--- Given data ---
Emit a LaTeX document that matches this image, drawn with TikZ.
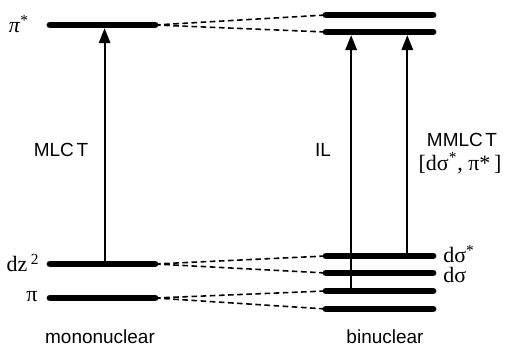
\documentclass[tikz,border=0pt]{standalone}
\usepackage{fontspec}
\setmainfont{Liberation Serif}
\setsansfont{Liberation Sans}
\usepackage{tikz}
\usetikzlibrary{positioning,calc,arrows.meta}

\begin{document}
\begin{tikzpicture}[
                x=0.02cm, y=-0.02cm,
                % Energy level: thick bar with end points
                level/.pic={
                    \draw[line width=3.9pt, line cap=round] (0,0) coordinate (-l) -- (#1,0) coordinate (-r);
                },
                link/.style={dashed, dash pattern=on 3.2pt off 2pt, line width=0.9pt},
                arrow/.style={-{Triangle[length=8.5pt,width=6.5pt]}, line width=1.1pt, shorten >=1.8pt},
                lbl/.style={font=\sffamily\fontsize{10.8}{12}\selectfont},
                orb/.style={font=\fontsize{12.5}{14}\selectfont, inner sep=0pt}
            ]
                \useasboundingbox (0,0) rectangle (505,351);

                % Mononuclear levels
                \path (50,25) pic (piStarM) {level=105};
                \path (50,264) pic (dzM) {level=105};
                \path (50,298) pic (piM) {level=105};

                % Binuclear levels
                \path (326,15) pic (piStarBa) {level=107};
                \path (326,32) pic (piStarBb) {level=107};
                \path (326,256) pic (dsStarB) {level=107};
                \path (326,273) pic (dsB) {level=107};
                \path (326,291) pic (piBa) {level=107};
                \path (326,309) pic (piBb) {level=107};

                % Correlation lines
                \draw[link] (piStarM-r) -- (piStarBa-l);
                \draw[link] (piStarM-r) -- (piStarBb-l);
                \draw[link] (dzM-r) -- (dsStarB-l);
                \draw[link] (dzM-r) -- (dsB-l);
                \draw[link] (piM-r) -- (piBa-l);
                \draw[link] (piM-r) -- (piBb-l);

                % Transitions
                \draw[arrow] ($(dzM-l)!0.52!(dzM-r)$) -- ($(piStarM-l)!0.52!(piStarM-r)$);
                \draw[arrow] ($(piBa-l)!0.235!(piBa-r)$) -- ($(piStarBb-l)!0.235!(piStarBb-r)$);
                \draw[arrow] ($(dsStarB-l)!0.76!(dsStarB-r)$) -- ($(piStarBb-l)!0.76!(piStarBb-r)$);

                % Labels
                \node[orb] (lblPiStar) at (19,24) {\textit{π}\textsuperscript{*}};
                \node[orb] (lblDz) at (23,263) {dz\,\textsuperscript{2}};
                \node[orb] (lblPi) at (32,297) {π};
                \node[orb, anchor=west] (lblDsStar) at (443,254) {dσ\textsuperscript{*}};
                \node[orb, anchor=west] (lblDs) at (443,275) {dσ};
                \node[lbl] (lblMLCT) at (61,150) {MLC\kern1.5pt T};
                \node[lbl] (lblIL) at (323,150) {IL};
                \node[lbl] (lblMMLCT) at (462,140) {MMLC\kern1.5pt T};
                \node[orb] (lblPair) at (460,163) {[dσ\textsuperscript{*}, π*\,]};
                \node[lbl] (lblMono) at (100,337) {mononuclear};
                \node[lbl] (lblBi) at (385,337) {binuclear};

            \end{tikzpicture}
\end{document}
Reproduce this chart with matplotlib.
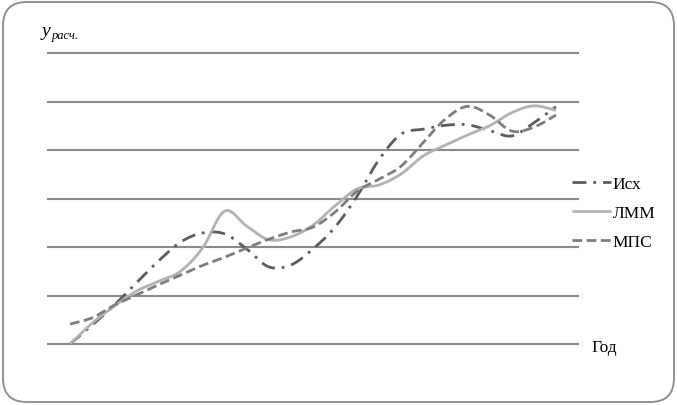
---
Objective:
Output the records above exactly as they are, leaving out the pictures.

Response:
Emit a LaTeX document that matches this image, drawn with TikZ.
\documentclass[tikz,border=0pt]{standalone}
\usepackage{fontspec}
\setmainfont{Liberation Serif}
\setsansfont{Liberation Sans}
\usepackage{tikz}
\usetikzlibrary{positioning,calc,arrows.meta}

\begin{document}
\begin{tikzpicture}[
                x=0.02cm, y=-0.02cm,
                % Energy level: thick bar with end points
                level/.pic={
                    \draw[line width=3.9pt, line cap=round] (0,0) coordinate (-l) -- (#1,0) coordinate (-r);
                },
                link/.style={dashed, dash pattern=on 3.2pt off 2pt, line width=0.9pt},
                arrow/.style={-{Triangle[length=8.5pt,width=6.5pt]}, line width=1.1pt, shorten >=1.8pt},
                lbl/.style={font=\sffamily\fontsize{10.8}{12}\selectfont},
                orb/.style={font=\fontsize{12.5}{14}\selectfont, inner sep=0pt}
            ]
                \useasboundingbox (0,0) rectangle (505,351);

                % Mononuclear levels
                \path (50,25) pic (piStarM) {level=105};
                \path (50,264) pic (dzM) {level=105};
                \path (50,298) pic (piM) {level=105};

                % Binuclear levels
                \path (326,15) pic (piStarBa) {level=107};
                \path (326,32) pic (piStarBb) {level=107};
                \path (326,256) pic (dsStarB) {level=107};
                \path (326,273) pic (dsB) {level=107};
                \path (326,291) pic (piBa) {level=107};
                \path (326,309) pic (piBb) {level=107};

                % Correlation lines
                \draw[link] (piStarM-r) -- (piStarBa-l);
                \draw[link] (piStarM-r) -- (piStarBb-l);
                \draw[link] (dzM-r) -- (dsStarB-l);
                \draw[link] (dzM-r) -- (dsB-l);
                \draw[link] (piM-r) -- (piBa-l);
                \draw[link] (piM-r) -- (piBb-l);

                % Transitions
                \draw[arrow] ($(dzM-l)!0.52!(dzM-r)$) -- ($(piStarM-l)!0.52!(piStarM-r)$);
                \draw[arrow] ($(piBa-l)!0.235!(piBa-r)$) -- ($(piStarBb-l)!0.235!(piStarBb-r)$);
                \draw[arrow] ($(dsStarB-l)!0.76!(dsStarB-r)$) -- ($(piStarBb-l)!0.76!(piStarBb-r)$);

                % Labels
                \node[orb] (lblPiStar) at (19,24) {\textit{π}\textsuperscript{*}};
                \node[orb] (lblDz) at (23,263) {dz\,\textsuperscript{2}};
                \node[orb] (lblPi) at (32,297) {π};
                \node[orb, anchor=west] (lblDsStar) at (443,254) {dσ\textsuperscript{*}};
                \node[orb, anchor=west] (lblDs) at (443,275) {dσ};
                \node[lbl] (lblMLCT) at (61,150) {MLC\kern1.5pt T};
                \node[lbl] (lblIL) at (323,150) {IL};
                \node[lbl] (lblMMLCT) at (462,140) {MMLC\kern1.5pt T};
                \node[orb] (lblPair) at (460,163) {[dσ\textsuperscript{*}, π*\,]};
                \node[lbl] (lblMono) at (100,337) {mononuclear};
                \node[lbl] (lblBi) at (385,337) {binuclear};

            \end{tikzpicture}
\end{document}
Reproduce this chart with matplotlib.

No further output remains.